Denise Dufour, one of six people heading the project, says she became involved when she realized the facility could be a huge tourist draw for the state.

“Once you market it as a tourist issue, it makes the project more self-sustaining,” she says. “Not only will it bring visitors to the area, but it will provide over 500 people with jobs.”

There will be jobs from parking cars to working at the on-site farm where food for the apes will be grown.

Plans include a visitor center and Imax MPX Theater, botanical gardens, a bird sanctuary, walking and biking trails, campgrounds, a golf course, an outdoor amphitheater, a conference center, a hotel and various restaurants and coffee shops.
Funds to keep the facility going will come from these additional attractions, she says.

Dufour; Povinelli; Gregg Gothreaux of the Lafayette Economic Authority; Ashley Boustany, daughter of U.S. Senator Charles Boustany; Gerald Breaux of the Lafayette Convention and Visitors Commission; and Cliff Deal, state museums coordinator, serve as members of the National Great Ape Preservation Foundation, the nonprofit corporation formed to establish the observatory and gardens.

The foundation has already received phone calls from the mayors of Sunset and Rayne, each seeking consideration for their communities as a site location, Dufour says.

Similar-type tourist destinations generate $80 to $120 million in annual revenues, she says. “Can you imagine the impact something like this will have, and not only on a local economy but on the state as a whole?”

The $10 million startup money the foundation is seeking from the state is for land purchase, design costs and infrastructure work.
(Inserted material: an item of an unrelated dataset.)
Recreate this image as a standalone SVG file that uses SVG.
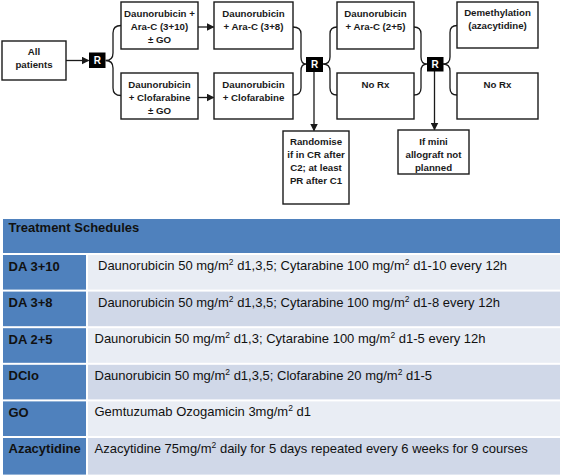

Additional money will come from donations and grants.

Randy Rivera, the project architect, says plans are still too unformed to comment on location though they are looking anywhere along the Interstate 10 corridor from 2 miles south of it to 20 miles north.

“One thing we do know is a lot of water is going to be demanded,” he says. It will be necessary to have access to a waterway for maintenance of the island habitats.
The project, designed in phases, should take four years to complete, Rivera says.

He adds: “This will be the first of its kind in the entire world. It’s up to Lafayette and Louisiana not to lose it.”

The project will bring to two the number of chimp-based facilities in Louisiana. Chimp Haven, located in Keithville southwest of Shreveport, provides a sanctuary for chimps who have been retired from research or entertainment.